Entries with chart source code
----

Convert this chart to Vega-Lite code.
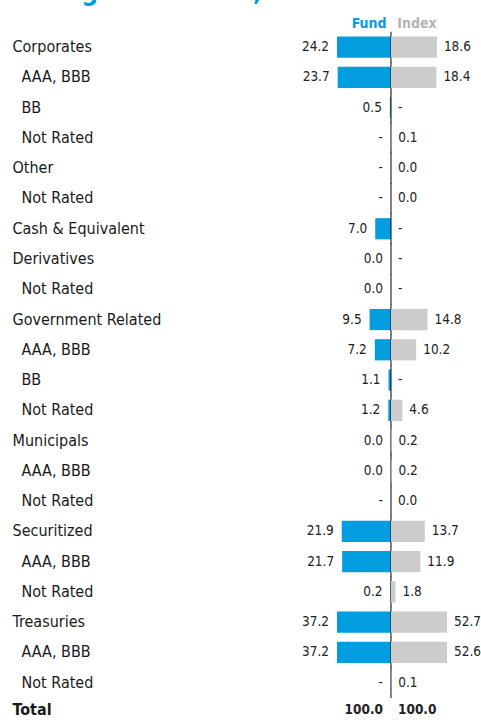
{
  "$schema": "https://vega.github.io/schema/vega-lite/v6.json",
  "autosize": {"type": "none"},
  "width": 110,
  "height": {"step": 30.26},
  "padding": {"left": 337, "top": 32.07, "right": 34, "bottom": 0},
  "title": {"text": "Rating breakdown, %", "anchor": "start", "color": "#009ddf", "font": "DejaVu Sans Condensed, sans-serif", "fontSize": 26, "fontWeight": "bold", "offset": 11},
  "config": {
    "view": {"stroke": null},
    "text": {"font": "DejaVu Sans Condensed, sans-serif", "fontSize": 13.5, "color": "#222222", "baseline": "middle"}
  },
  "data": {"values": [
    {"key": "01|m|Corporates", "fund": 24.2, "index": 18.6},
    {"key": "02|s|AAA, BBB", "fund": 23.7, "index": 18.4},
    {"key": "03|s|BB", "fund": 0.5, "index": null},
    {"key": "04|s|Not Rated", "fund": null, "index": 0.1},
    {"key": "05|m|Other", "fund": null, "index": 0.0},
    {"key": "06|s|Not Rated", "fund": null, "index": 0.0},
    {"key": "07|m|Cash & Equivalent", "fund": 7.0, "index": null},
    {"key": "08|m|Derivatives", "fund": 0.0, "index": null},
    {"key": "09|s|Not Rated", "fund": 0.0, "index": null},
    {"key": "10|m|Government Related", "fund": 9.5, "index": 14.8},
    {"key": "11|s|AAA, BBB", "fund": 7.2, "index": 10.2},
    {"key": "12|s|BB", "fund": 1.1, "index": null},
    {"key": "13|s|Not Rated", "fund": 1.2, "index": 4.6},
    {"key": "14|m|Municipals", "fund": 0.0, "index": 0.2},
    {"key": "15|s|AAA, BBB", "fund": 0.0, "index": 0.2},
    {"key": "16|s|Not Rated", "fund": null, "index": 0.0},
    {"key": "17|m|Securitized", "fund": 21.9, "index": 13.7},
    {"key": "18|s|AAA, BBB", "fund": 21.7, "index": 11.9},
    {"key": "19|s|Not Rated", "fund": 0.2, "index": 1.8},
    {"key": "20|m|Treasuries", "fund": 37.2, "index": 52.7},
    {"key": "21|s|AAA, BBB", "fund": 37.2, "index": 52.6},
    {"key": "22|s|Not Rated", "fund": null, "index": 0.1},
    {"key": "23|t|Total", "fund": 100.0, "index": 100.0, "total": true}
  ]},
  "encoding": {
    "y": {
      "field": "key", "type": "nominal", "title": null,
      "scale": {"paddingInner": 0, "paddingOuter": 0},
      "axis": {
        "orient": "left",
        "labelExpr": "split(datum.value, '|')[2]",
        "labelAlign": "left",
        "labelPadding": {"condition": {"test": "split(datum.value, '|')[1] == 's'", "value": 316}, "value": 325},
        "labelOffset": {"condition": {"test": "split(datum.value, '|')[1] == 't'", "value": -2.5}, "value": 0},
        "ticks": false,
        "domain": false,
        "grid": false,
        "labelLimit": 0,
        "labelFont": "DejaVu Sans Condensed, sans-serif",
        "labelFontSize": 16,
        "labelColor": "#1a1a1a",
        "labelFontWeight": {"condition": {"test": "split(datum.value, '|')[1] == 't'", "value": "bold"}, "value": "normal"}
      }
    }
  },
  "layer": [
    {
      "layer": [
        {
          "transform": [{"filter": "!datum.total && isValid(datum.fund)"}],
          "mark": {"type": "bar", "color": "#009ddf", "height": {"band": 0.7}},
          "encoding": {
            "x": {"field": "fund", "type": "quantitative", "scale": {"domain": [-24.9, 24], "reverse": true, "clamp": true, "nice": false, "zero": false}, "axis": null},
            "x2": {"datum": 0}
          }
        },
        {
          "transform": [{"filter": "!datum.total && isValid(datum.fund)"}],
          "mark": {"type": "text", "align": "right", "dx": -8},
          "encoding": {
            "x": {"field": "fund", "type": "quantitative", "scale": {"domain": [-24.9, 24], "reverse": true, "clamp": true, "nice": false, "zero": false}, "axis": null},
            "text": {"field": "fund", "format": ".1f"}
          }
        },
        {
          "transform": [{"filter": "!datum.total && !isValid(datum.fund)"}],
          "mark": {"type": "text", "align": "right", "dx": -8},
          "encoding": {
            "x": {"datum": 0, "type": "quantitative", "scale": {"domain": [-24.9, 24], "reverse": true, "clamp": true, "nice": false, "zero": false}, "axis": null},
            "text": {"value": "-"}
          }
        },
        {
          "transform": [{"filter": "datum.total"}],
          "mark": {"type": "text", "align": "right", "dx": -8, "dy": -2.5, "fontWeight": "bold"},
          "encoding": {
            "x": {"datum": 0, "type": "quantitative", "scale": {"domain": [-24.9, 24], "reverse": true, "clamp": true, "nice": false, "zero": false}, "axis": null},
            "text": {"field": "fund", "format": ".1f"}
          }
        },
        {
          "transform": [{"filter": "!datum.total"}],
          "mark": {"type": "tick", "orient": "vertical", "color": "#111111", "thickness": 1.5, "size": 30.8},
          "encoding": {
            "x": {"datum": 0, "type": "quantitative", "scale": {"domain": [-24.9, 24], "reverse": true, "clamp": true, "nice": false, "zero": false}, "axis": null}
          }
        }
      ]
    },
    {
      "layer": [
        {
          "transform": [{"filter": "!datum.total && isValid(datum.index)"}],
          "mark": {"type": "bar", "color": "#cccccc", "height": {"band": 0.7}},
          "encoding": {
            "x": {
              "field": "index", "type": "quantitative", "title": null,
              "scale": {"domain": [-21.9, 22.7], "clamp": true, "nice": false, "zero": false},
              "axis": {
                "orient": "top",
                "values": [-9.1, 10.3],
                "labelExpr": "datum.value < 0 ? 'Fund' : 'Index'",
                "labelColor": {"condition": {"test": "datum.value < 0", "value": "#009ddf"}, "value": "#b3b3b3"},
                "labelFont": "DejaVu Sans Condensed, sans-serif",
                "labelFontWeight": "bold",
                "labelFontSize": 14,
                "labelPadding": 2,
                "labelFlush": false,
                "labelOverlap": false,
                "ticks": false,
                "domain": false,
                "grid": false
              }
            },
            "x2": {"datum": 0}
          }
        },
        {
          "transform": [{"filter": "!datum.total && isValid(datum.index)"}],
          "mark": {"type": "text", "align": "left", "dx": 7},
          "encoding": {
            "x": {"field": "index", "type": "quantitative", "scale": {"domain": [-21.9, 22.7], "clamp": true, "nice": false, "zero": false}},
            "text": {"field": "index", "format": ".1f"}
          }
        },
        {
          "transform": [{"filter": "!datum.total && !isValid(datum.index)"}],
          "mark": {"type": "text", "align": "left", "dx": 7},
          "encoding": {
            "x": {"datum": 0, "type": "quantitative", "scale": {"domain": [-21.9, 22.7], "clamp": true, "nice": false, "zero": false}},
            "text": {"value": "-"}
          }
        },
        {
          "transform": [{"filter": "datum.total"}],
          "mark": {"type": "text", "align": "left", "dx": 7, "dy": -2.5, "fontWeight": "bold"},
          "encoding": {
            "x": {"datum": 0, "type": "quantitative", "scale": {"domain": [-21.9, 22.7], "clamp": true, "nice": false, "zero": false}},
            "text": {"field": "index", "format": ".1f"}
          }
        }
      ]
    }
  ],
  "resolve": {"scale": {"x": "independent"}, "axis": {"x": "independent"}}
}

----

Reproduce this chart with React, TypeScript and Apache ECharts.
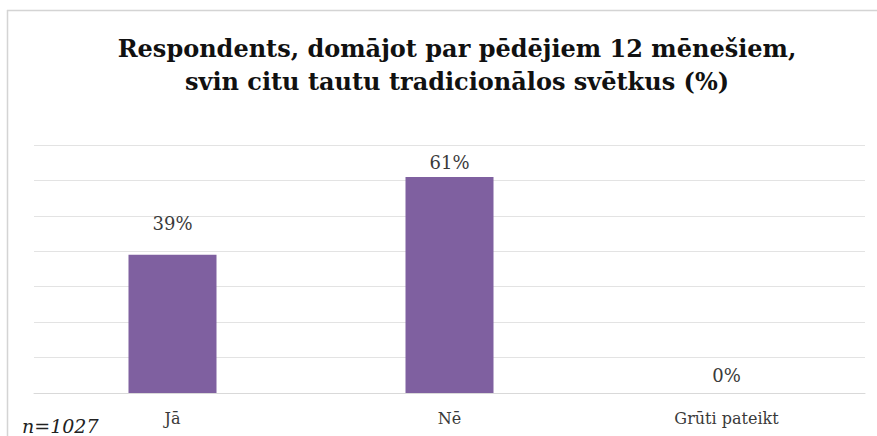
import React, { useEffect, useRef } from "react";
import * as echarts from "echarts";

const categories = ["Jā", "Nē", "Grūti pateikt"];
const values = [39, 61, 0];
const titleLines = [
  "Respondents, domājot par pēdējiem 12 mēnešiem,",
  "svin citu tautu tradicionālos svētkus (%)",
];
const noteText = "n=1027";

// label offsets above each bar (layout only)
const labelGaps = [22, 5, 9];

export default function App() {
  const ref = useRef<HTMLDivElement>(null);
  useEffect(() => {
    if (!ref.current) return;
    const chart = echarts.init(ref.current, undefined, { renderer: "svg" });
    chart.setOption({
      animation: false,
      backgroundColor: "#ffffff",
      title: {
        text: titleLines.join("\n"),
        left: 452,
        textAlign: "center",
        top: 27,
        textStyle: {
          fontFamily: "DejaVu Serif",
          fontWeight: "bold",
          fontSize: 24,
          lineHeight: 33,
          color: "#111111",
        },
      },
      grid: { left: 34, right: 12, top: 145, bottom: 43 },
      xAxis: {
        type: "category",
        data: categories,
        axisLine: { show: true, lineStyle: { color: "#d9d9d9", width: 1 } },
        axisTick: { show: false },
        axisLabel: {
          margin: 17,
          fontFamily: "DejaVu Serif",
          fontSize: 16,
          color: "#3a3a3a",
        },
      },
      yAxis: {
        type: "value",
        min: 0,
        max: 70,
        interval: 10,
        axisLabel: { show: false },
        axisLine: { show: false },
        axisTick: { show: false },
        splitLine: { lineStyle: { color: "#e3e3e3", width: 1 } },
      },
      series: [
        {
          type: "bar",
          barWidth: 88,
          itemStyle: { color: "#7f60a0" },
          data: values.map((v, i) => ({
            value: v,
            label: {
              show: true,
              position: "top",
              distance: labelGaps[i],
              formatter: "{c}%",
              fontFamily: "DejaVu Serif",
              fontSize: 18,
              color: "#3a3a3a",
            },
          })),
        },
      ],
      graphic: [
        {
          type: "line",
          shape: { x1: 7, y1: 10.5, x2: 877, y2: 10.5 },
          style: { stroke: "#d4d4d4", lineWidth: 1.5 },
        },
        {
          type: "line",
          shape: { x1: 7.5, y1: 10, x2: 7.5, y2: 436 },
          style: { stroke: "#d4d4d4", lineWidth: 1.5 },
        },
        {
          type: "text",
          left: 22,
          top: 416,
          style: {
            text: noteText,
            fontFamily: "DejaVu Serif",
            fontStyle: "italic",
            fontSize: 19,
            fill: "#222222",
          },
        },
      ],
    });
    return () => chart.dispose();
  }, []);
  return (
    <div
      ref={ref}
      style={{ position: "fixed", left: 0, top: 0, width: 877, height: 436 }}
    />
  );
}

----

Copy only the lines above from the one containing "Reproduce this chart" through the one containing "const labelGaps = [22, 5, 9];", both included. Leave out the pictures.

Reproduce this chart with React, TypeScript and Apache ECharts.
import React, { useEffect, useRef } from "react";
import * as echarts from "echarts";

const categories = ["Jā", "Nē", "Grūti pateikt"];
const values = [39, 61, 0];
const titleLines = [
  "Respondents, domājot par pēdējiem 12 mēnešiem,",
  "svin citu tautu tradicionālos svētkus (%)",
];
const noteText = "n=1027";

// label offsets above each bar (layout only)
const labelGaps = [22, 5, 9];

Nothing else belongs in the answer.